[What you need to do] Copy nothing but the part that opens with the line containing "Write a Python" and closes with the line containing "from matplotlib.font_manager import". Do not include pictures.

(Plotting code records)
** start **
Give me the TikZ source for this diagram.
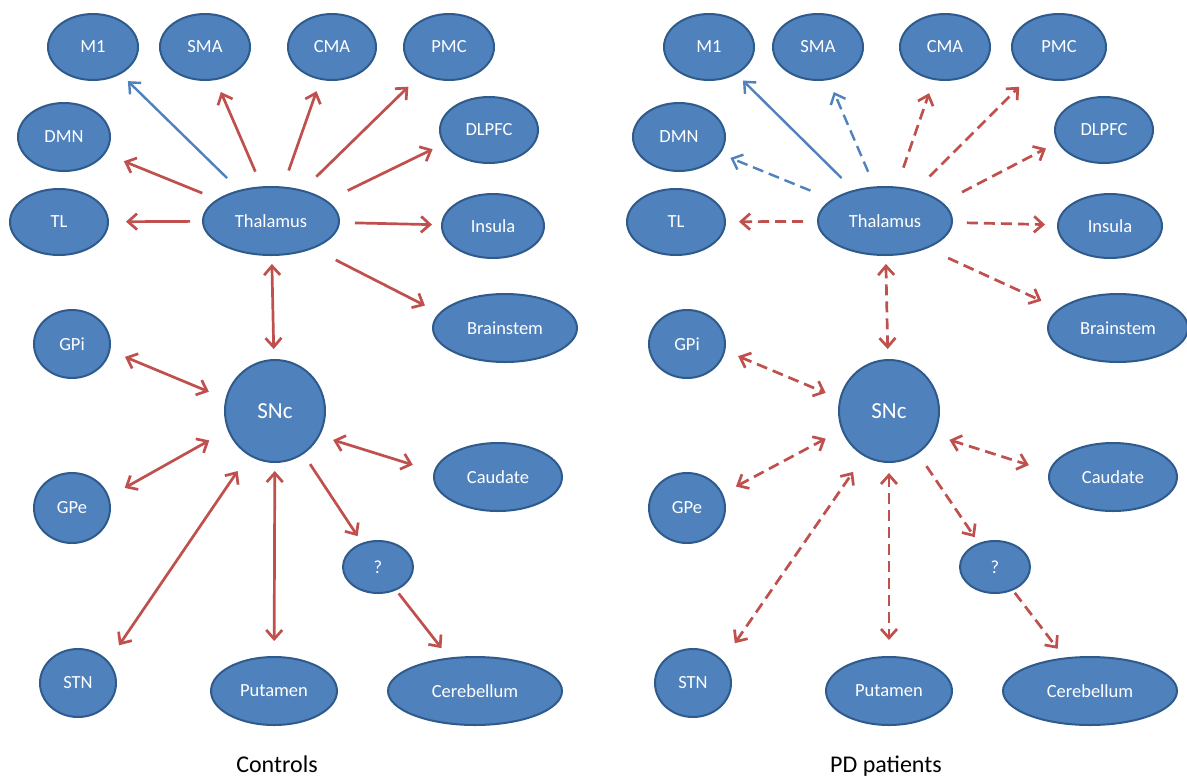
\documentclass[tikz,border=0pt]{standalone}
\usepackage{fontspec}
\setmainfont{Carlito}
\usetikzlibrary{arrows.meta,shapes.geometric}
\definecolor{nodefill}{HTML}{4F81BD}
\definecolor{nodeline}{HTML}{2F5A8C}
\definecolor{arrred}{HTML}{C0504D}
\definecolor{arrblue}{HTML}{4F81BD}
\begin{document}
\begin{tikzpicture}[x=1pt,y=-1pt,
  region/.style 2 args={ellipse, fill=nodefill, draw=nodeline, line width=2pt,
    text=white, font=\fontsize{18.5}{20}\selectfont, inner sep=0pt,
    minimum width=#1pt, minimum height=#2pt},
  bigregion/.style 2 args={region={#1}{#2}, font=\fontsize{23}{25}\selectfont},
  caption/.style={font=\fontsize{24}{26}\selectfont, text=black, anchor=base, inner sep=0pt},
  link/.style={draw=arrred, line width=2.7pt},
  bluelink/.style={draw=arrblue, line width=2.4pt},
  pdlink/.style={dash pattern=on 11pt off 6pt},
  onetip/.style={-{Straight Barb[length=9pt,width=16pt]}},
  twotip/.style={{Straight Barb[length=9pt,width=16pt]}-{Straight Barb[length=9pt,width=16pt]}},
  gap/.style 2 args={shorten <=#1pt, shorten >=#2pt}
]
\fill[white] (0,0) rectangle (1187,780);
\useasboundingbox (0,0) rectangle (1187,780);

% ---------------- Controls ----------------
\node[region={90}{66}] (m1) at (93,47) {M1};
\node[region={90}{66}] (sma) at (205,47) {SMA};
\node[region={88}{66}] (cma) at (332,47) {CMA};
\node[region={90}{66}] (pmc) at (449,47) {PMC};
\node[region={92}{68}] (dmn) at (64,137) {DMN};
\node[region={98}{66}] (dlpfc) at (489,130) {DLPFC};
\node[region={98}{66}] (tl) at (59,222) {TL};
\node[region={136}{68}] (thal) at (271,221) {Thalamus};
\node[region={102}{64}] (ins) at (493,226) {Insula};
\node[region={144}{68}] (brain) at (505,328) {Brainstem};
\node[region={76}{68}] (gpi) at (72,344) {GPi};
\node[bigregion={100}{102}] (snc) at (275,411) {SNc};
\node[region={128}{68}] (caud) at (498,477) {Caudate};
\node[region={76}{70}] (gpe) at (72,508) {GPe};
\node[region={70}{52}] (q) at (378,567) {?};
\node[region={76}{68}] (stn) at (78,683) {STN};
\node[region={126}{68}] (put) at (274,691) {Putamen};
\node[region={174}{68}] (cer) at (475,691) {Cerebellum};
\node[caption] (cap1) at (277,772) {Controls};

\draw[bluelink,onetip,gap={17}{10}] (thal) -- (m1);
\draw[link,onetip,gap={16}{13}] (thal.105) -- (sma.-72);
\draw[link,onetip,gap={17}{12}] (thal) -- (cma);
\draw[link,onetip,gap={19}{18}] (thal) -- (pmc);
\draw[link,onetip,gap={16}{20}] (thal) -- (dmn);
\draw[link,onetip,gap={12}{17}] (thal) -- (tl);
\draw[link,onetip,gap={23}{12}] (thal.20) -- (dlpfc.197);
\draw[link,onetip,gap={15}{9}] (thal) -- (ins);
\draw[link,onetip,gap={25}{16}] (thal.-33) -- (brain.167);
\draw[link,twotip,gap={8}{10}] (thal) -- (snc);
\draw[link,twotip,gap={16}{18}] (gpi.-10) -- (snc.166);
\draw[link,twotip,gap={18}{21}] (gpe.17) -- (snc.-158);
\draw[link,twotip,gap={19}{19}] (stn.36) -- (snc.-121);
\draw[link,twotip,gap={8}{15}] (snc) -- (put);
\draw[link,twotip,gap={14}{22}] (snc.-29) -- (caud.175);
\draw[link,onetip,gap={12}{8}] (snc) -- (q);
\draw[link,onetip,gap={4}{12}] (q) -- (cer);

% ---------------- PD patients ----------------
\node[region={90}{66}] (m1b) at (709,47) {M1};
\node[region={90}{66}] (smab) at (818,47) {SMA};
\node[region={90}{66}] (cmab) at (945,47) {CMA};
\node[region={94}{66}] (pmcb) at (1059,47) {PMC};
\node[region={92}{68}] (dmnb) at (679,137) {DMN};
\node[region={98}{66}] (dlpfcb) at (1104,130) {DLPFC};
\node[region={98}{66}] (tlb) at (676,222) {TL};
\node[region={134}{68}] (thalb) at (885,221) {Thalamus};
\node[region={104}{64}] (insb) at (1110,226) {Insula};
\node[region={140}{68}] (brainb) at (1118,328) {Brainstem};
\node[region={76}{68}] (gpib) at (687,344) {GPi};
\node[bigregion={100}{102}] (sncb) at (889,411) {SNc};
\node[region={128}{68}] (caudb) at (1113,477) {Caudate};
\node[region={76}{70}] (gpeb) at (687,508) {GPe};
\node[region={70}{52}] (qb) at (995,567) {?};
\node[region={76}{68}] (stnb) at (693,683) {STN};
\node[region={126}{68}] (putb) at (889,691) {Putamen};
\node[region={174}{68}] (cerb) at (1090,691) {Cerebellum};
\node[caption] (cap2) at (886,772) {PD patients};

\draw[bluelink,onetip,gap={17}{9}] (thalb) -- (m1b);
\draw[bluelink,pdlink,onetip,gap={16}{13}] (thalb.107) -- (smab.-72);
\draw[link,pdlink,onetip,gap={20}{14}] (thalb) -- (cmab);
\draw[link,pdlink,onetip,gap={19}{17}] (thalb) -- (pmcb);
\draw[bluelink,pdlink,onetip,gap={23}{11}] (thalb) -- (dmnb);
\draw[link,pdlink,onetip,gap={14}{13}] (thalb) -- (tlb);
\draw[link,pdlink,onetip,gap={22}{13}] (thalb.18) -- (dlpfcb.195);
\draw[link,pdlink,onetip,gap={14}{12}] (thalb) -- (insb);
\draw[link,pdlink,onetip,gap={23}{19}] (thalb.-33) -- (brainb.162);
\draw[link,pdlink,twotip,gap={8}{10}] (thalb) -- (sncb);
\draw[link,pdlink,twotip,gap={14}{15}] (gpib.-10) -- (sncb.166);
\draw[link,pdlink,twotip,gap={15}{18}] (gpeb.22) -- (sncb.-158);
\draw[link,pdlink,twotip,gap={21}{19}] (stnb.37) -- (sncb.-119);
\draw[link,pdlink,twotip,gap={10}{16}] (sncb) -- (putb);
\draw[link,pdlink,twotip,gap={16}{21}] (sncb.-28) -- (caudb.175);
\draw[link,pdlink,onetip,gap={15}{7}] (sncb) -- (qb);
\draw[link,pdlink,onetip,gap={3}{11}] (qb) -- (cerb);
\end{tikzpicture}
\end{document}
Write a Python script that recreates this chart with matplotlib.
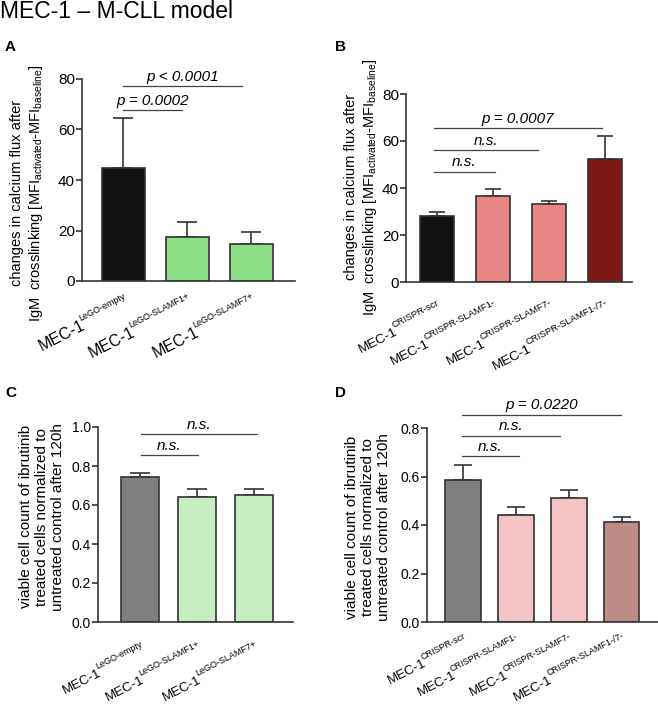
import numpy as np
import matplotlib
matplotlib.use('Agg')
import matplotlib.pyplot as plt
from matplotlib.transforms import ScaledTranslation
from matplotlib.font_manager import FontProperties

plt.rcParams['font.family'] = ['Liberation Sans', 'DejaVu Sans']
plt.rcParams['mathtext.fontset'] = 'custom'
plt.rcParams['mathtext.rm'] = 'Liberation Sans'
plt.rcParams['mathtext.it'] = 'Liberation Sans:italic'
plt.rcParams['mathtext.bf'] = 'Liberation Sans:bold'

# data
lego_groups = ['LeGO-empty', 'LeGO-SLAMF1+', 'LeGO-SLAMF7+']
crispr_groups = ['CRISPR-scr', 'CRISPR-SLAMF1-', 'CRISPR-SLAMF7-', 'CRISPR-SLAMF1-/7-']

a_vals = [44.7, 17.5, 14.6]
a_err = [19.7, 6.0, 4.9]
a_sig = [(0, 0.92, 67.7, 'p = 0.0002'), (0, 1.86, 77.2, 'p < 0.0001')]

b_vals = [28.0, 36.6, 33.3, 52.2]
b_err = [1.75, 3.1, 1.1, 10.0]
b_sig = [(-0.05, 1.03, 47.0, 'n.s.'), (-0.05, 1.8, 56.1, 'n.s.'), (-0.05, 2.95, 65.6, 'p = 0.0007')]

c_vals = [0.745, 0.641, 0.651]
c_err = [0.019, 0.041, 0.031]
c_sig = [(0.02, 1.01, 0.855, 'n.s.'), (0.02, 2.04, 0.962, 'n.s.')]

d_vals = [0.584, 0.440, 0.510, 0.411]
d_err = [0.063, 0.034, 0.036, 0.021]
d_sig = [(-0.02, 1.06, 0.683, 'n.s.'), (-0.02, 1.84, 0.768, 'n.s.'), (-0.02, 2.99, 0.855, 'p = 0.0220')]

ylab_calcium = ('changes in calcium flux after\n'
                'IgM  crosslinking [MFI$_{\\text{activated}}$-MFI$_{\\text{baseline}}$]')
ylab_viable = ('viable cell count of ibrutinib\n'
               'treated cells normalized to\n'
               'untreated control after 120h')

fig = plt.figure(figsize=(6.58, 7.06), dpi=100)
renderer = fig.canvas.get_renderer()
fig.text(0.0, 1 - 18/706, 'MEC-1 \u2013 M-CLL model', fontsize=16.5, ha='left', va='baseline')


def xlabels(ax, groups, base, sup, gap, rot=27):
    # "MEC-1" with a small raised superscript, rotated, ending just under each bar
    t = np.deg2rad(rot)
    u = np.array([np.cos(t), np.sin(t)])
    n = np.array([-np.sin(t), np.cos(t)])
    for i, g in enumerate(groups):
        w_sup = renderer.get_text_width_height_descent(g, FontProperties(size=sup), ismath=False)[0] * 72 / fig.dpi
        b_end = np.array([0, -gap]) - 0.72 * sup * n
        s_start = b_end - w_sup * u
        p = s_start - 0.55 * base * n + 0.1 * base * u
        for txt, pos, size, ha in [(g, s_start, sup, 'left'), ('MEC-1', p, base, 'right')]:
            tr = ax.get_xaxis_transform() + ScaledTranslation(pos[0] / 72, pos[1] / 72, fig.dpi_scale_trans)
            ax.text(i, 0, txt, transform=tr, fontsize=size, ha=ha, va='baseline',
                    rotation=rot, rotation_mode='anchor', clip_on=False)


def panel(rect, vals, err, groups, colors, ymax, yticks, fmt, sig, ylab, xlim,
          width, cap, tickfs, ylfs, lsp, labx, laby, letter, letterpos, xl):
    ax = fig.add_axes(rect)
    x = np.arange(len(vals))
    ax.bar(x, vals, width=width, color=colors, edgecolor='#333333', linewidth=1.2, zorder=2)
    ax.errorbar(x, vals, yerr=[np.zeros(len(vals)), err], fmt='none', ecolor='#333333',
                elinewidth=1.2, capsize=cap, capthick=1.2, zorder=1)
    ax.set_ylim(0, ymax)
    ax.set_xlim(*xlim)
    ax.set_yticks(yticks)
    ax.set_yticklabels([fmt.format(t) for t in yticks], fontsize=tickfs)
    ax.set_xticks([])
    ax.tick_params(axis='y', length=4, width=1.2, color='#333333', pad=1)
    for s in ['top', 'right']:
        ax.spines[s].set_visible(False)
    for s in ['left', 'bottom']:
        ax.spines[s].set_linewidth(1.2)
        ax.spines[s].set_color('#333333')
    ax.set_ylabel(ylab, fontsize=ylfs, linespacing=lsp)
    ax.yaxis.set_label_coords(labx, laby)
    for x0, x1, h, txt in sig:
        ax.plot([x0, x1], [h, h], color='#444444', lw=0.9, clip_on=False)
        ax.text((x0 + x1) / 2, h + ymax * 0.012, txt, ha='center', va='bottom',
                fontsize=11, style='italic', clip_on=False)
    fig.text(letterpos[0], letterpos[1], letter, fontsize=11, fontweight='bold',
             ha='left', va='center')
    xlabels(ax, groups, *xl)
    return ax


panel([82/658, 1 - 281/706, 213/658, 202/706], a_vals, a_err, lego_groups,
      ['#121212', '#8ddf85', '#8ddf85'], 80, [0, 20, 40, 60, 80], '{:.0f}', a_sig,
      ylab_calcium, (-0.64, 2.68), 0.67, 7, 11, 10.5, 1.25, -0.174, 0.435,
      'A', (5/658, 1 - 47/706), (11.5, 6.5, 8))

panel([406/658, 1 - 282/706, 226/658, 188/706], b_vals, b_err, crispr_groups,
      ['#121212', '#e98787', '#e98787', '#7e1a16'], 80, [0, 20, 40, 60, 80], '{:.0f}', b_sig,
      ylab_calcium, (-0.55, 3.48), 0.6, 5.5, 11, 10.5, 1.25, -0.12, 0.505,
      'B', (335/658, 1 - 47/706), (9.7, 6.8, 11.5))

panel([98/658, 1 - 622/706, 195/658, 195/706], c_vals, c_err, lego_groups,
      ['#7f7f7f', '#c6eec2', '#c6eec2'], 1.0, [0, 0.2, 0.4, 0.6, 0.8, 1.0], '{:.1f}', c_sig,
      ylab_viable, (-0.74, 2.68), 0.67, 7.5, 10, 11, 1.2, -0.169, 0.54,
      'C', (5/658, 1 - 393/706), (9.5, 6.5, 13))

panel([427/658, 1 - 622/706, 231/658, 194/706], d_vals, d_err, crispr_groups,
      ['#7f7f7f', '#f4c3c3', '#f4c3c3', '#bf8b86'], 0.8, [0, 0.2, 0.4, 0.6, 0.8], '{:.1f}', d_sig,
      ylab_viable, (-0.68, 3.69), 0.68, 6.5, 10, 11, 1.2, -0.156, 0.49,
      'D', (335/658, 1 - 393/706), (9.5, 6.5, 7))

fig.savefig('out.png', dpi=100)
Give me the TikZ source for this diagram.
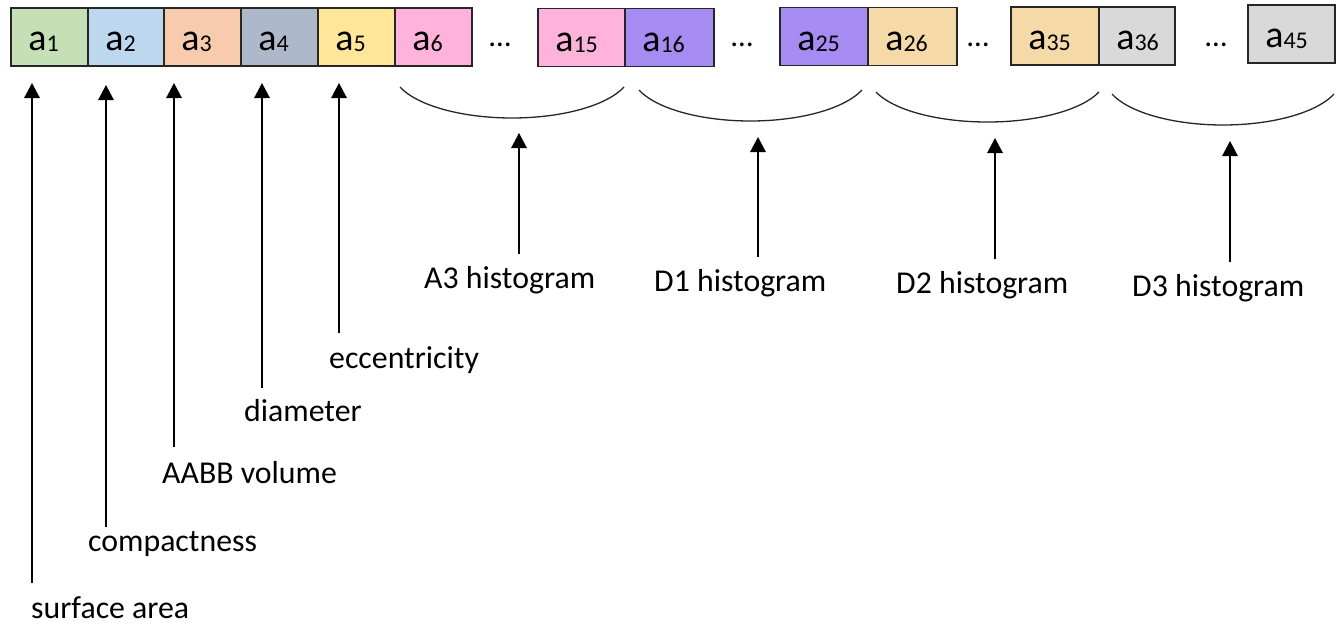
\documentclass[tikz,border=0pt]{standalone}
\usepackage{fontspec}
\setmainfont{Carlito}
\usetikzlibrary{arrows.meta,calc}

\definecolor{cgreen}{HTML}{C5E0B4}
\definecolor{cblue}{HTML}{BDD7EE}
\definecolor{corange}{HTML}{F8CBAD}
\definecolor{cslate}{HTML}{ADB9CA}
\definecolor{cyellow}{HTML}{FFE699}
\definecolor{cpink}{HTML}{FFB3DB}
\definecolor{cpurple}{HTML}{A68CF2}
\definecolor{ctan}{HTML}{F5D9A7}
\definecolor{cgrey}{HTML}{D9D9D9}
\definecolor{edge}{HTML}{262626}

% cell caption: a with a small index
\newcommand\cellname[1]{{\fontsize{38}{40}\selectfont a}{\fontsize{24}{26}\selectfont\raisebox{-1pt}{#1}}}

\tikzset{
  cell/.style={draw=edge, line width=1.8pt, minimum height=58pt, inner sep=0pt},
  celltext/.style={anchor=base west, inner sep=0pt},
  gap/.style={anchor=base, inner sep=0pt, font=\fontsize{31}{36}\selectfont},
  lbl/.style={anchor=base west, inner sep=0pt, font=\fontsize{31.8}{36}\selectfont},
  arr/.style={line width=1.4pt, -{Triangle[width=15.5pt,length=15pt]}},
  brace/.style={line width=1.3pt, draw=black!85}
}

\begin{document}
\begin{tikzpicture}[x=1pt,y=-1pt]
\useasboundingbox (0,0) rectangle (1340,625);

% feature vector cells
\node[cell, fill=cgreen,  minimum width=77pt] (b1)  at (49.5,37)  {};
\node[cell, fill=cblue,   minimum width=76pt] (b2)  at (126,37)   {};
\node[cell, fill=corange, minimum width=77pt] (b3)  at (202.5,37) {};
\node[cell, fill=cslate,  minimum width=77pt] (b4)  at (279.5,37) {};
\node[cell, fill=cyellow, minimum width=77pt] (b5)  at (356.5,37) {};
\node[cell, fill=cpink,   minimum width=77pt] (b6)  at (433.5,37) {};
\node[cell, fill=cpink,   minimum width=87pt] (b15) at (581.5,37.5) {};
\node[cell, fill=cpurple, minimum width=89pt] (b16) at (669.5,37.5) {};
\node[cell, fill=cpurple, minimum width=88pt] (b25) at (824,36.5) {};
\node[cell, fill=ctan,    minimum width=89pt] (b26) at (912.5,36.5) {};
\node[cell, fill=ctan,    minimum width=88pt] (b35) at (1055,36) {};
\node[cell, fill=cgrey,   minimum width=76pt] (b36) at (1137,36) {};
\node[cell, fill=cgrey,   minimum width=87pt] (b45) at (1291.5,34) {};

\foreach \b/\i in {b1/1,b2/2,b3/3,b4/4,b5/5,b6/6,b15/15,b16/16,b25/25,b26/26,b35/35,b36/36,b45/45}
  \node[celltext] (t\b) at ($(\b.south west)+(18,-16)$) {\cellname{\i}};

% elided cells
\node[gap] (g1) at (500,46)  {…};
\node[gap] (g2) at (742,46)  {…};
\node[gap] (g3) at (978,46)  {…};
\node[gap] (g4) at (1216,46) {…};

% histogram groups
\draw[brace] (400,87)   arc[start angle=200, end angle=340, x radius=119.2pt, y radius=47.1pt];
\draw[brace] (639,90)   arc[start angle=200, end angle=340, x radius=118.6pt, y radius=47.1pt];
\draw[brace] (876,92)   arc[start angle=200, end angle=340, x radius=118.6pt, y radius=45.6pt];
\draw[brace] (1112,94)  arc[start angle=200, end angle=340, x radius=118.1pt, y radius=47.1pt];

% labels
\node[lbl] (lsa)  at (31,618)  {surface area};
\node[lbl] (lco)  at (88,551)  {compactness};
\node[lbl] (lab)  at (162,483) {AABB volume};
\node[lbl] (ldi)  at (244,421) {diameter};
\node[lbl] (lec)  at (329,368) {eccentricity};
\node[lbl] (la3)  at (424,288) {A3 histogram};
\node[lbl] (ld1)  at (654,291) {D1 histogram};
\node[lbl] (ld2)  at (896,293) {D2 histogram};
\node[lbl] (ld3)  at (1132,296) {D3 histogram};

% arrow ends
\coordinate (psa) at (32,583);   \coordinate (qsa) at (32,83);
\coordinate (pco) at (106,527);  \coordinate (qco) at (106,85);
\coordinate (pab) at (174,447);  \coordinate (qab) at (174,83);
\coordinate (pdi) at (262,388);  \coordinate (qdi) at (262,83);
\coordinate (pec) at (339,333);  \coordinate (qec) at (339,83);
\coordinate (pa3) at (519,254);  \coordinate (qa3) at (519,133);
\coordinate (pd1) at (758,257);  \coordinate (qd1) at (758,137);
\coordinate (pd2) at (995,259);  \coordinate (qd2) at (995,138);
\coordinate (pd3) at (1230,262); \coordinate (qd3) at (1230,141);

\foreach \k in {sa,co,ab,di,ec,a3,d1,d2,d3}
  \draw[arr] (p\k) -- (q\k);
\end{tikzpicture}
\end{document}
** end **
[Response]
Write a Python script that recreates this chart with matplotlib.
import numpy as np
import matplotlib
matplotlib.use('Agg')
import matplotlib.pyplot as plt
from matplotlib.transforms import ScaledTranslation
from matplotlib.font_manager import FontProperties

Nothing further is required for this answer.